* Start Data to process *

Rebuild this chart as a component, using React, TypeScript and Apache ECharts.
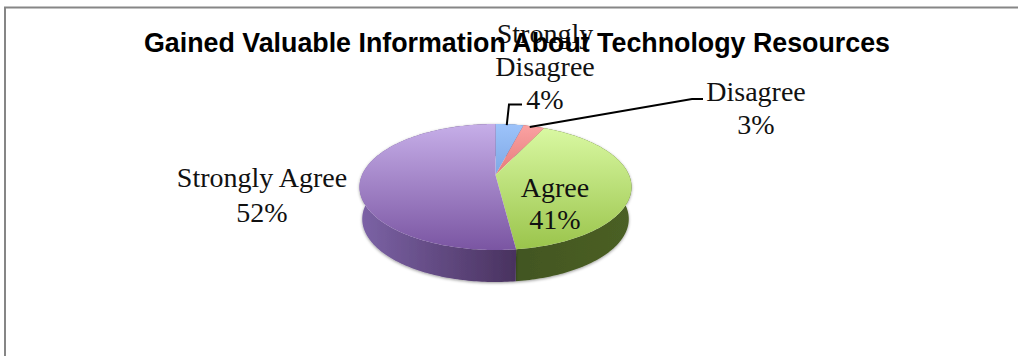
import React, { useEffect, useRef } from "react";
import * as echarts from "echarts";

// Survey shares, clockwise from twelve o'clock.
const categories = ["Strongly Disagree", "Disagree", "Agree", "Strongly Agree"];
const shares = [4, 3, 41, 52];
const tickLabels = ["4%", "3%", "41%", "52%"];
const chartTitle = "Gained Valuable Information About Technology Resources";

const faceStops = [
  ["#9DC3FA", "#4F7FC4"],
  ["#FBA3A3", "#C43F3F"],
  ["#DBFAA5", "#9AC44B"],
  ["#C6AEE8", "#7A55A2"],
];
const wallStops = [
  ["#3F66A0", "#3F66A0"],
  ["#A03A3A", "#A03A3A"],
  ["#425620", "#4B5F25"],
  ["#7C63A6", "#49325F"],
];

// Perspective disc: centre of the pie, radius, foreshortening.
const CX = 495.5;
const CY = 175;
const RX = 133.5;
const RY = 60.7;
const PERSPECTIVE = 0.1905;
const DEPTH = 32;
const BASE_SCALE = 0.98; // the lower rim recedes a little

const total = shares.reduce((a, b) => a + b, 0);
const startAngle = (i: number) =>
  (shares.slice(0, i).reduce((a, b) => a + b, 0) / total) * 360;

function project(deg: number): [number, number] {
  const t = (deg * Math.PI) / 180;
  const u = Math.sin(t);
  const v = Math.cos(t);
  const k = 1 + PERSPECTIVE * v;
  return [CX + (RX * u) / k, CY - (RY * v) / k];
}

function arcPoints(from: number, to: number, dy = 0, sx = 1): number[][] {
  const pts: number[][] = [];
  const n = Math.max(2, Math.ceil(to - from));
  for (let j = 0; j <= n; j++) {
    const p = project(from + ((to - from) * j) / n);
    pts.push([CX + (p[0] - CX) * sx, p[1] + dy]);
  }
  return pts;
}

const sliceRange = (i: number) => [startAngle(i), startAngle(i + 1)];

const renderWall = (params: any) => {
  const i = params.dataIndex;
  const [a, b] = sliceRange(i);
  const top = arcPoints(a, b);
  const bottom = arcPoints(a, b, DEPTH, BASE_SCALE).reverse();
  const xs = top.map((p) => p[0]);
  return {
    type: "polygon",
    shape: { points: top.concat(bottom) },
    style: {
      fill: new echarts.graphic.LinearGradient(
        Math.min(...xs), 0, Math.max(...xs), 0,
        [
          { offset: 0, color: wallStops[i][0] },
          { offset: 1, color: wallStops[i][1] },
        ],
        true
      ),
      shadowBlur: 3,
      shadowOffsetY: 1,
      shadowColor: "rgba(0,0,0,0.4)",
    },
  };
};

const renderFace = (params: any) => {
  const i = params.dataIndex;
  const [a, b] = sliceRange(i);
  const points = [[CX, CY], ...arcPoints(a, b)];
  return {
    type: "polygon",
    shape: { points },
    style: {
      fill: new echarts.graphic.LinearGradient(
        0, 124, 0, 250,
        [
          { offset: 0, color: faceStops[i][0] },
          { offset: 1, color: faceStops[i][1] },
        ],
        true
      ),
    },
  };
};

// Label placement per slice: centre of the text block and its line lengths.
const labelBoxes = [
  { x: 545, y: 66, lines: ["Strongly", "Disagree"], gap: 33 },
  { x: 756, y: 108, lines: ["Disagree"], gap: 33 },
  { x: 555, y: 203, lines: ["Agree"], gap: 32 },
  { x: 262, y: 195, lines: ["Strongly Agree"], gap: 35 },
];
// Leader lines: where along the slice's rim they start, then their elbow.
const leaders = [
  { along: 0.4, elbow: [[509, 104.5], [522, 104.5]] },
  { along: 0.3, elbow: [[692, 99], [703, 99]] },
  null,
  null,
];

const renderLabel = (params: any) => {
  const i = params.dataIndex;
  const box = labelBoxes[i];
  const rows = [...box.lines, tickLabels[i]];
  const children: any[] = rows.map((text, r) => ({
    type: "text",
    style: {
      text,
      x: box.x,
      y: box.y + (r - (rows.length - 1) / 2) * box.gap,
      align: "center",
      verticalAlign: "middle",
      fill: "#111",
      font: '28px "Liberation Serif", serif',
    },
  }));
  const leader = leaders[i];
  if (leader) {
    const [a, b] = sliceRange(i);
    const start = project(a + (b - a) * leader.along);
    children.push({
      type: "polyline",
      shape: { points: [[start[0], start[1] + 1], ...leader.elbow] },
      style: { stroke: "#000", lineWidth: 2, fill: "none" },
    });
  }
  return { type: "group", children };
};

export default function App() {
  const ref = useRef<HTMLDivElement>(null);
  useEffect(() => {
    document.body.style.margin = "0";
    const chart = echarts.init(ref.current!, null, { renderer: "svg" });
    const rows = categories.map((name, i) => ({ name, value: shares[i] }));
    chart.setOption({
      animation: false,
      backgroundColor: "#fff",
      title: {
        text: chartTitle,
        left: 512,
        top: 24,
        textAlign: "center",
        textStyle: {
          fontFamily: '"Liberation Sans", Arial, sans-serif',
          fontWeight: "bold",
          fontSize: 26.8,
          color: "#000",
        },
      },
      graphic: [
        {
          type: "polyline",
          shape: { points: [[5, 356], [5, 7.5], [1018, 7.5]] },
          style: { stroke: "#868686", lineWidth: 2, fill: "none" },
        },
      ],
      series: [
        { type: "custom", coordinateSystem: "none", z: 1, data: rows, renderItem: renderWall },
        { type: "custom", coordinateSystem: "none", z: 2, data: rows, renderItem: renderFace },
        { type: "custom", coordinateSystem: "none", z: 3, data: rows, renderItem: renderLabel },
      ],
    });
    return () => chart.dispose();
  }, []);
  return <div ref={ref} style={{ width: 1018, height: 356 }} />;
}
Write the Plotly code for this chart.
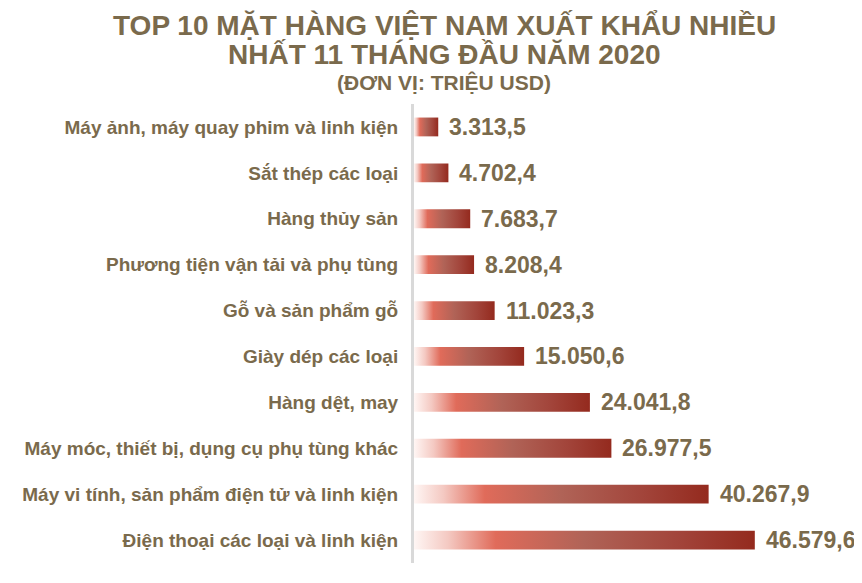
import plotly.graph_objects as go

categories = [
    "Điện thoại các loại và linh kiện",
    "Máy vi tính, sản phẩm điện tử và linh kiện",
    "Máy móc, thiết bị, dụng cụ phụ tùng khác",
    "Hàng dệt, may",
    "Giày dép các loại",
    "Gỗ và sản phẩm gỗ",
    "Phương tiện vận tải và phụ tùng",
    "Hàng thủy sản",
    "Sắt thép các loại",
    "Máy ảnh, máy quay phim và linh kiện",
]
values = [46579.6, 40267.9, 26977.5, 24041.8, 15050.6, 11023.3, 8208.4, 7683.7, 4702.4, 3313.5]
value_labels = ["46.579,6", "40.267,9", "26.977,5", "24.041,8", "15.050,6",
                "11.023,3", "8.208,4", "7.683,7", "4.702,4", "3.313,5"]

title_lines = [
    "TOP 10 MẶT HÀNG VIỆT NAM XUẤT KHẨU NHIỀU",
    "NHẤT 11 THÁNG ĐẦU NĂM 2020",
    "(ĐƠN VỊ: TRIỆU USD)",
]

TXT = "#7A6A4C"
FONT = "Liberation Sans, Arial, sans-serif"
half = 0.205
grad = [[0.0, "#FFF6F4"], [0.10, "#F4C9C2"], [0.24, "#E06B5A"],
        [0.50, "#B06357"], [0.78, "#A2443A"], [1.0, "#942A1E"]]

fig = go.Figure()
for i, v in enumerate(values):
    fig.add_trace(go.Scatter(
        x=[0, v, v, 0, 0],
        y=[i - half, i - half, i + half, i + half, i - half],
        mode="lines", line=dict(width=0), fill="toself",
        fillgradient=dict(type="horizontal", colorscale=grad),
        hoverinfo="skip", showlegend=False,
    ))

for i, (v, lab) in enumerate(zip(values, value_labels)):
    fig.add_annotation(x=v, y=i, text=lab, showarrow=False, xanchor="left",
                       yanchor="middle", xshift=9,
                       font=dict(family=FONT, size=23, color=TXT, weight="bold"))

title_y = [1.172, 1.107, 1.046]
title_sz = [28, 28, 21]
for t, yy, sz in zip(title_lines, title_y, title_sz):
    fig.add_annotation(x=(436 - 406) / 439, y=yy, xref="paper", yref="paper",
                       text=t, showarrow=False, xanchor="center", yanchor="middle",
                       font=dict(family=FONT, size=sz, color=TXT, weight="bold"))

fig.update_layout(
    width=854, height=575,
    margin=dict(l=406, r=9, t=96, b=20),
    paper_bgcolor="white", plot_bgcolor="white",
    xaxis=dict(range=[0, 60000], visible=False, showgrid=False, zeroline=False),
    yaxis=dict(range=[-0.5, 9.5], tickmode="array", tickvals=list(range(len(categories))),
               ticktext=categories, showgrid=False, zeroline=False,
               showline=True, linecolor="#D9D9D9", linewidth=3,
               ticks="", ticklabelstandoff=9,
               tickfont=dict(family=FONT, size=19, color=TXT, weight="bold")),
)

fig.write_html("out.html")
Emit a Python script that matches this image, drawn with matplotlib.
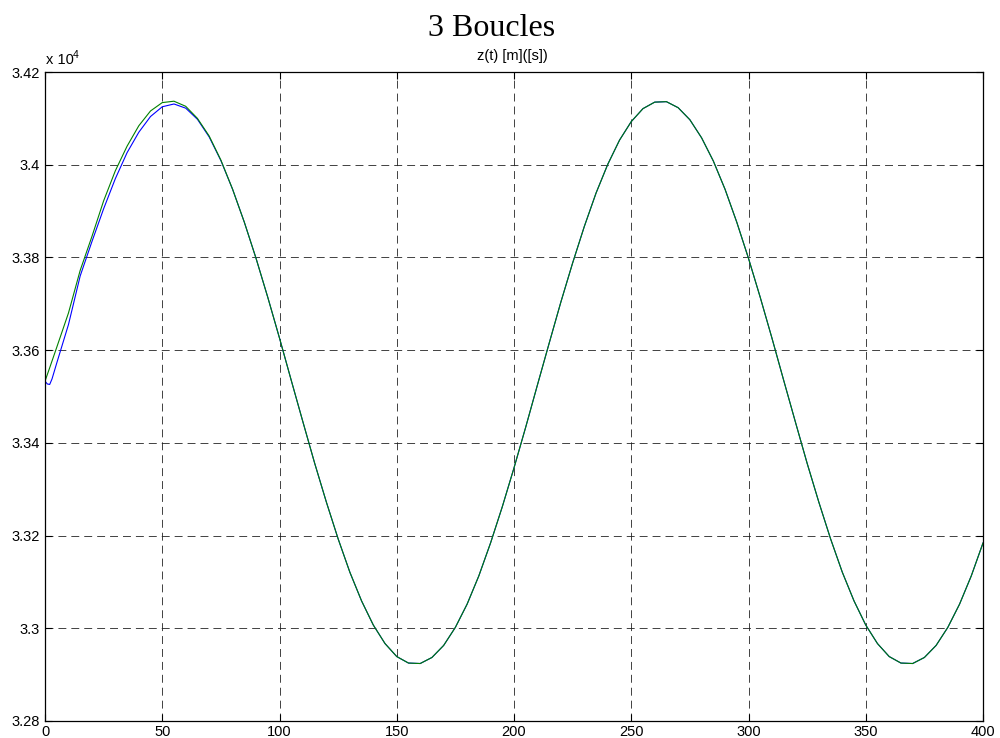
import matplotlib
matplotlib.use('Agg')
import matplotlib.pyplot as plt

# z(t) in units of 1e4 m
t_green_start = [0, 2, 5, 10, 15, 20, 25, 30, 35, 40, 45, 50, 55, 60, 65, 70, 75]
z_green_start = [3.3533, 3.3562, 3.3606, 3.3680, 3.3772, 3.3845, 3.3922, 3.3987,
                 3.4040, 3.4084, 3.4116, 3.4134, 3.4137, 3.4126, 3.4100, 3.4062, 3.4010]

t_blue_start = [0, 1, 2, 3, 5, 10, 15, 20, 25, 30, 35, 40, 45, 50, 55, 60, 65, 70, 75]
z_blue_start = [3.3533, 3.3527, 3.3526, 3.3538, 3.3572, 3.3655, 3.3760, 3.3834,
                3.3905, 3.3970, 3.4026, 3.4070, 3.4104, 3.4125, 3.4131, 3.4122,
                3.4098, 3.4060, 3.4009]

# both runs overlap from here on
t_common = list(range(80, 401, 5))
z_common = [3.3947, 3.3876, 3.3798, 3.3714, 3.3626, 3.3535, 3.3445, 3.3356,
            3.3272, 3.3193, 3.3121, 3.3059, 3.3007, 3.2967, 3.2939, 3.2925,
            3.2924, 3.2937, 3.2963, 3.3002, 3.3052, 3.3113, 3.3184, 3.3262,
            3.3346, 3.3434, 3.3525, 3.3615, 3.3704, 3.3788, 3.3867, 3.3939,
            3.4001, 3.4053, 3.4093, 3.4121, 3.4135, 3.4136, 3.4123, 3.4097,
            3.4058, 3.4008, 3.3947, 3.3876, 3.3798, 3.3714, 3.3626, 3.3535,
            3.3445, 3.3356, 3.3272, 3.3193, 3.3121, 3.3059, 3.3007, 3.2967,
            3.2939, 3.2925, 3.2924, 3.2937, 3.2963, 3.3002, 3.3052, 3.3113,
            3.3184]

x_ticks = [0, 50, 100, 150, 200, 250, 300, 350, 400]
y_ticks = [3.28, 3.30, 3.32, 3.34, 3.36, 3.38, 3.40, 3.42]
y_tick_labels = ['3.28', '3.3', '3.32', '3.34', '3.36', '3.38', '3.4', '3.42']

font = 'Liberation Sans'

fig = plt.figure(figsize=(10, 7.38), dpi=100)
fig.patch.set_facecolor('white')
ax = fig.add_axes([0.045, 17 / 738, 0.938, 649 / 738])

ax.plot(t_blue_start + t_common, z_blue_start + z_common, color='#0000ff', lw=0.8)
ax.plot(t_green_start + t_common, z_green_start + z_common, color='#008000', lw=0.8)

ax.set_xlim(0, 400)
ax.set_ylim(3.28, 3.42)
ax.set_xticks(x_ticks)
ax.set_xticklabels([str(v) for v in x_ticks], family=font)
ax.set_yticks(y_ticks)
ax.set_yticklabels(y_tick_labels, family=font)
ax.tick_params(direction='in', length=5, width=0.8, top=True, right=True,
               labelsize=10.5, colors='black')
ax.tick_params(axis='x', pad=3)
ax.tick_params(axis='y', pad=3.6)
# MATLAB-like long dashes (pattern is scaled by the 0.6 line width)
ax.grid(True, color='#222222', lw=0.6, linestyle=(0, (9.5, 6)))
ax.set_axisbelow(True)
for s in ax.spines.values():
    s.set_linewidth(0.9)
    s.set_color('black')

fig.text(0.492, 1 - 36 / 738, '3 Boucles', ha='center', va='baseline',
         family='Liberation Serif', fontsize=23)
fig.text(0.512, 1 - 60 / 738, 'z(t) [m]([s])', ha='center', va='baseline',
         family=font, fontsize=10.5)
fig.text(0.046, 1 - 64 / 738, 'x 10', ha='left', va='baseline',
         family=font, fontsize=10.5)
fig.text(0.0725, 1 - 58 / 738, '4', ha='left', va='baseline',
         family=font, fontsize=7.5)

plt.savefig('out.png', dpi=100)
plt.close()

* End Data to process *

Problem to solve
Using the entries above, extract exactly the lines from the one that contains "Write the Plotly code for this chart." through the one that contains "import plotly.graph_objects as go". Do not carry over any pictures.

The completed task
Write the Plotly code for this chart.
import plotly.graph_objects as go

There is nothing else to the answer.